Botham: The Legend of ‘81
20 Jul 1981: Ian Botham of England hooks Geoff Lawson of Australia for four on his way to 149 not out during the third Test match at Headingley in Leeds, England
| Photo Credit: Adrian Murrell
Streaming on: YouTube
This BBC one-part show goes behind the cult of Ian Botham, with the focus on his single-handed control over the 1981 Ashes series at home. In less than five years since his debut for England, Botham’s career had come a full circle. Captaincy was a nightmare for him and when his form slumped, he was relieved of the leadership midway through the 1981 series. That launched the beginning of “Botham’s Ashes” with his Headingley miracle, he was the toast of England all over again.

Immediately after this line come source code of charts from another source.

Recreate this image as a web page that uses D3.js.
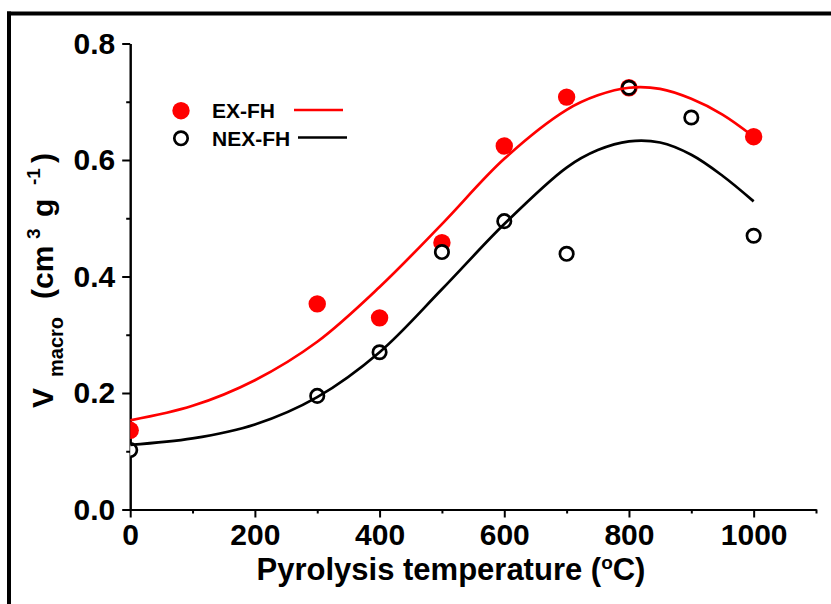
<!DOCTYPE html>
<html><head><meta charset="utf-8">
<script src="https://cdn.jsdelivr.net/npm/d3@7"></script>
<style>
html,body{margin:0;padding:0;background:#fff;}
svg{display:block;}
text{font-family:"Liberation Sans",Arial,sans-serif;font-weight:bold;fill:#000;}
</style></head>
<body><svg id="c" width="831" height="604"></svg>
<script>
// ---- data ----
const temps = [0, 300, 400, 500, 600, 700, 800, 1000];
const exfh = [0.136, 0.353, 0.329, 0.458, 0.624, 0.708, 0.724, 0.640];
const nexTemps = [0, 300, 400, 500, 600, 700, 800, 900, 1000];
const nexfh = [0.102, 0.195, 0.270, 0.442, 0.495, 0.439, 0.724, 0.673, 0.470];
const fitT = [0, 100, 200, 300, 400, 500, 600, 700, 750, 800, 850, 900, 950, 1000];
const exFit = [0.153, 0.178, 0.222, 0.288, 0.382, 0.490, 0.602, 0.686, 0.711, 0.724, 0.722, 0.705, 0.678, 0.640];
const nexFit = [0.111, 0.122, 0.146, 0.193, 0.270, 0.378, 0.490, 0.587, 0.617, 0.632, 0.630, 0.609, 0.573, 0.529];
const xMajor = [0, 200, 400, 600, 800, 1000];
const xMinor = [100, 300, 500, 700, 900, 1100];
const yMajor = [0, 0.2, 0.4, 0.6, 0.8];
const yMinor = [0.1, 0.3, 0.5, 0.7];
const seriesNames = ["EX-FH", "NEX-FH"];

const svg = d3.select("#c");
const x = d3.scaleLinear().domain([0, 1100]).range([130.2, 816]);
const y = d3.scaleLinear().domain([0, 0.8]).range([509.5, 43.5]);

// frame (cropped border)
svg.append("line").attr("x1", 7).attr("x2", 831).attr("y1", 13.5).attr("y2", 13.5).attr("stroke", "#000").attr("stroke-width", 4);
svg.append("line").attr("x1", 9).attr("x2", 9).attr("y1", 11.5).attr("y2", 604).attr("stroke", "#000").attr("stroke-width", 4);

svg.append("defs").append("clipPath").attr("id", "clip")
  .append("rect").attr("x", x(0)).attr("y", 0).attr("width", x(1100) - x(0) + 20).attr("height", y(0) + 1);

// axes
svg.append("g").attr("transform", `translate(0,${y(0)})`)
  .call(d3.axisBottom(x).tickValues(xMajor).tickSize(8).tickSizeOuter(0).tickPadding(6).tickFormat(d3.format("d")));
svg.append("g").attr("transform", `translate(0,${y(0)})`)
  .call(d3.axisBottom(x).tickValues(xMinor).tickSize(4).tickSizeOuter(0).tickFormat(""));
svg.append("g").attr("transform", `translate(${x(0)},0)`)
  .call(d3.axisLeft(y).tickValues(yMajor).tickSize(8).tickSizeOuter(0).tickPadding(7).tickFormat(d3.format(".1f")));
svg.append("g").attr("transform", `translate(${x(0)},0)`)
  .call(d3.axisLeft(y).tickValues(yMinor).tickSize(4).tickSizeOuter(0).tickFormat(""));
svg.selectAll(".domain").attr("stroke", "#000").attr("stroke-width", 2);
svg.selectAll(".tick line").attr("stroke", "#000").attr("stroke-width", 2);
svg.selectAll(".tick text").attr("font-size", 30).attr("font-family", "Liberation Sans, Arial, sans-serif").attr("font-weight", "bold").attr("fill", "#000");

// plot
const plot = svg.append("g").attr("clip-path", "url(#clip)");
plot.selectAll("circle.ex").data(temps.map((t, i) => [t, exfh[i]])).join("circle")
  .attr("class", "ex").attr("cx", d => x(d[0])).attr("cy", d => y(d[1])).attr("r", 8.7).attr("fill", "#ff0000");
plot.selectAll("circle.nex").data(nexTemps.map((t, i) => [t, nexfh[i]])).join("circle")
  .attr("class", "nex").attr("cx", d => x(d[0])).attr("cy", d => y(d[1])).attr("r", 6.7)
  .attr("fill", "#fff").attr("stroke", "#000").attr("stroke-width", 2.7);
const line = d3.line().x(d => x(d[0])).y(d => y(d[1])).curve(d3.curveCatmullRom.alpha(0.5));
plot.append("path").datum(fitT.map((t, i) => [t, exFit[i]])).attr("d", line)
  .attr("fill", "none").attr("stroke", "#ff0000").attr("stroke-width", 2.7);
plot.append("path").datum(fitT.map((t, i) => [t, nexFit[i]])).attr("d", line)
  .attr("fill", "none").attr("stroke", "#000").attr("stroke-width", 2.7);

// legend
const lg = svg.append("g");
lg.append("circle").attr("cx", 181).attr("cy", 110.7).attr("r", 8.7).attr("fill", "#ff0000");
lg.append("text").attr("x", 212).attr("y", 118.2).attr("font-size", 21).text(seriesNames[0]);
lg.append("line").attr("x1", 294).attr("x2", 343).attr("y1", 110).attr("y2", 110).attr("stroke", "#ff0000").attr("stroke-width", 2.7);
lg.append("circle").attr("cx", 181).attr("cy", 138.3).attr("r", 6.7).attr("fill", "#fff").attr("stroke", "#000").attr("stroke-width", 2.7);
lg.append("text").attr("x", 212).attr("y", 145.8).attr("font-size", 21).text(seriesNames[1]);
lg.append("line").attr("x1", 298).attr("x2", 347).attr("y1", 137.5).attr("y2", 137.5).attr("stroke", "#000").attr("stroke-width", 2.7);

// x title
const xt = svg.append("text").attr("x", 451).attr("y", 580).attr("text-anchor", "middle").attr("font-size", 31);
xt.append("tspan").text("Pyrolysis temperature (");
xt.append("tspan").attr("font-size", 19).attr("dy", -11).text("o");
xt.append("tspan").attr("dy", 11).text("C)");

// y title (rotated; local x measured upward from the bottom of "V")
const yt = svg.append("text").attr("transform", "translate(53,407) rotate(-90)").attr("font-size", 30);
yt.append("tspan").attr("x", -1).attr("y", 0).text("V");
yt.append("tspan").attr("x", 30).attr("y", 10).attr("font-size", 20).text("macro");
yt.append("tspan").attr("x", 108).attr("y", 0).text("(cm");
yt.append("tspan").attr("x", 168).attr("y", -13).attr("font-size", 19).text("3");
yt.append("tspan").attr("x", 190).attr("y", 0).text("g");
yt.append("tspan").attr("x", 222).attr("y", -13).attr("font-size", 19).text("-1");
yt.append("tspan").attr("x", 244).attr("y", 0).text(")");
</script></body></html>
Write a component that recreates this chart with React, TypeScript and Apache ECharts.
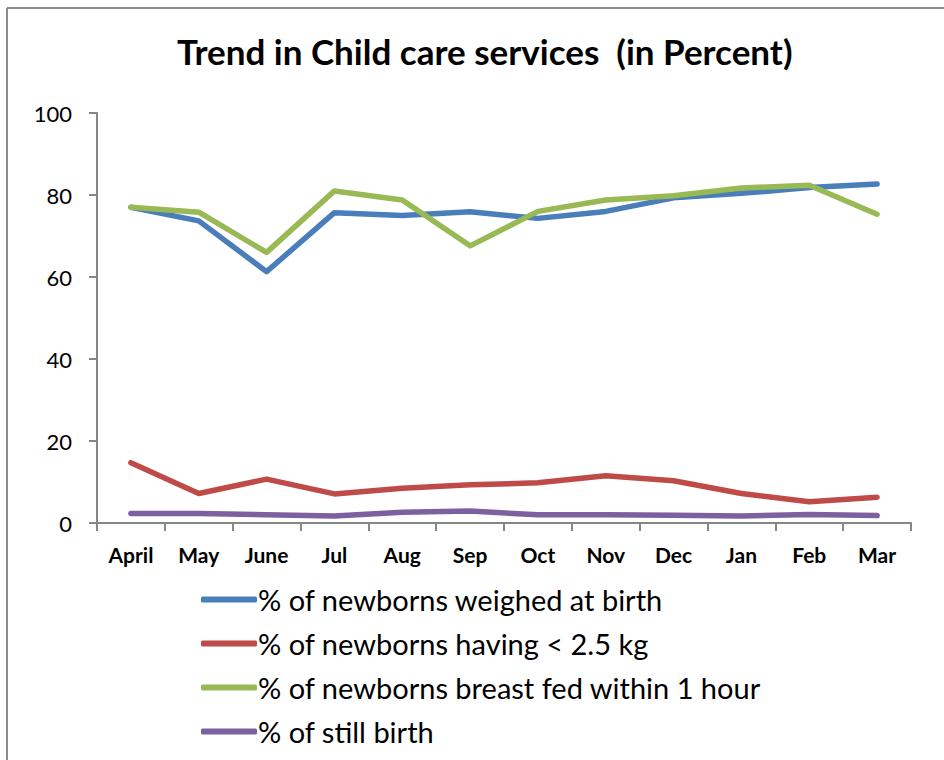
import React, { useEffect, useRef } from "react";
import * as echarts from "echarts";

const months = ["April", "May", "June", "Jul", "Aug", "Sep", "Oct", "Nov", "Dec", "Jan", "Feb", "Mar"];
const yTicks = [0, 20, 40, 60, 80, 100];

const weighedAtBirth = [77.0, 73.7, 61.3, 75.7, 75.0, 75.9, 74.3, 76.0, 79.3, 80.4, 81.8, 82.7];
const under2500g = [14.7, 7.2, 10.7, 7.1, 8.5, 9.3, 9.8, 11.5, 10.3, 7.2, 5.2, 6.3];
const breastFed1h = [77.0, 75.8, 66.0, 81.0, 78.8, 67.6, 76.0, 78.8, 79.8, 81.7, 82.4, 75.3];
const stillBirth = [2.3, 2.3, 2.0, 1.7, 2.6, 2.9, 2.0, 2.0, 1.9, 1.7, 2.1, 1.8];

const seriesNames = [
  "% of newborns weighed at birth",
  "% of newborns having < 2.5 kg",
  "% of newborns breast fed within 1 hour",
  "% of still birth",
];
const seriesColors = ["#4A7EBB", "#BE4B48", "#98B954", "#7D60A0"];

const FONT = "Lato, 'Open Sans', sans-serif";

export default function App() {
  const ref = useRef<HTMLDivElement>(null);

  useEffect(() => {
    if (!ref.current) return;
    const chart = echarts.init(ref.current, null, { renderer: "svg" });
    const values = [weighedAtBirth, under2500g, breastFed1h, stillBirth];

    chart.setOption({
      animation: false,
      backgroundColor: "#ffffff",
      title: {
        text: "Trend in Child care services  (in Percent)",
        left: 172,
        top: 28,
        textStyle: { fontFamily: FONT, fontWeight: "bold", fontSize: 35, color: "#000" },
      },
      graphic: [
        {
          type: "line",
          shape: { x1: 7, y1: 8, x2: 944, y2: 8 },
          style: { stroke: "#8c8c8c", lineWidth: 2 },
          silent: true,
        },
        {
          type: "line",
          shape: { x1: 7, y1: 8, x2: 7, y2: 760 },
          style: { stroke: "#8c8c8c", lineWidth: 2 },
          silent: true,
        },
      ],
      legend: {
        orient: "vertical",
        left: 196,
        top: 580,
        itemWidth: 56,
        itemHeight: 6,
        itemGap: 15,
        icon: "roundRect",
        textStyle: { fontFamily: FONT, fontSize: 29, color: "#000", padding: [0, 0, 0, -4] },
        data: seriesNames,
      },
      grid: { left: 97, right: 33, top: 113, bottom: 237 },
      xAxis: {
        type: "category",
        data: months,
        boundaryGap: true,
        axisLine: { lineStyle: { color: "#868686", width: 2 } },
        axisTick: { show: true, length: 8, lineStyle: { color: "#868686", width: 2 } },
        axisLabel: {
          fontFamily: FONT,
          fontWeight: "bold",
          fontSize: 21,
          color: "#000",
          margin: 21,
          interval: 0,
        },
      },
      yAxis: {
        type: "value",
        min: yTicks[0],
        max: yTicks[yTicks.length - 1],
        interval: 20,
        axisLine: { show: true, lineStyle: { color: "#868686", width: 2 } },
        axisTick: { show: true, length: 8, lineStyle: { color: "#868686", width: 2 } },
        splitLine: { show: false },
        axisLabel: { fontFamily: FONT, fontSize: 22, color: "#000", margin: 25 },
      },
      series: seriesNames.map((name, i) => ({
        name,
        type: "line",
        data: values[i],
        symbol: "none",
        color: seriesColors[i],
        lineStyle: { width: 5.5, color: seriesColors[i], cap: "round", join: "round" },
      })),
    });

    return () => chart.dispose();
  }, []);

  return (
    <div ref={ref} style={{ position: "absolute", left: 0, top: 0, width: 944, height: 760 }} />
  );
}
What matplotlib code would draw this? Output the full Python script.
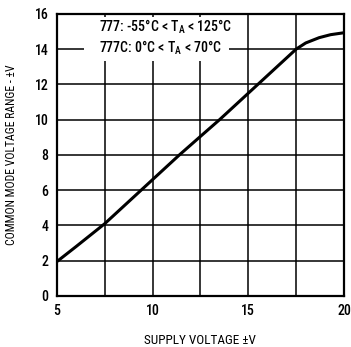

Celebrities and politicians feature here, including John Major, Elton John, Mick Jagger, Stephen Fry. The programme also goes behind the scenes on how his stardom got to him, put a strain on his family and how he gave back to society with his fund-raising walks towards leukaemia research.
Viv Richards: King of Cricket
Viv Richards
Streaming on: YouTube
You can never get too tired of watching the swagger of Viv Richards, with or without the bat. This Channel 4 1985 documentary was released when King Viv was at his peak, having recently taken over the West Indies captaincy from Clive Lloyd. Alongwith rare footage of international cricket in the Caribbean in the 1980s, you also get to see Richards going back to his beach cricket roots in Antigua, driving down the highways in England when playing for Somerset, bonding with one of his best mates Ian Botham at social gatherings.
Cricket in the 80s: Rookies, Rebels, Renaissance
Streaming on: YouTube
The Australians set the gold standard of cricket coverage in the 1970s thanks to Kerry Packer’s World Series Cricket. Some of the best archival footage of cricket comes from that country so you can expect high standards from their documentaries too. Rookies, Rebels… follows Australian cricket’s most tumultuous decade, where they suffered their most prolonged form slump in history, due to the sudden exodus of greats like Greg Chappell and Dennis Lillee to retirement and a host of fringe players to a Rebel Tour of South Africa, captained by Kim Hughes, for which they served bans. Captain Allan Border and coach Bob Simpson steer the young side through choppy waters and as the decade winds down, they lift the 1987 World Cup and thrash England 4-0 in the 1989 Ashes.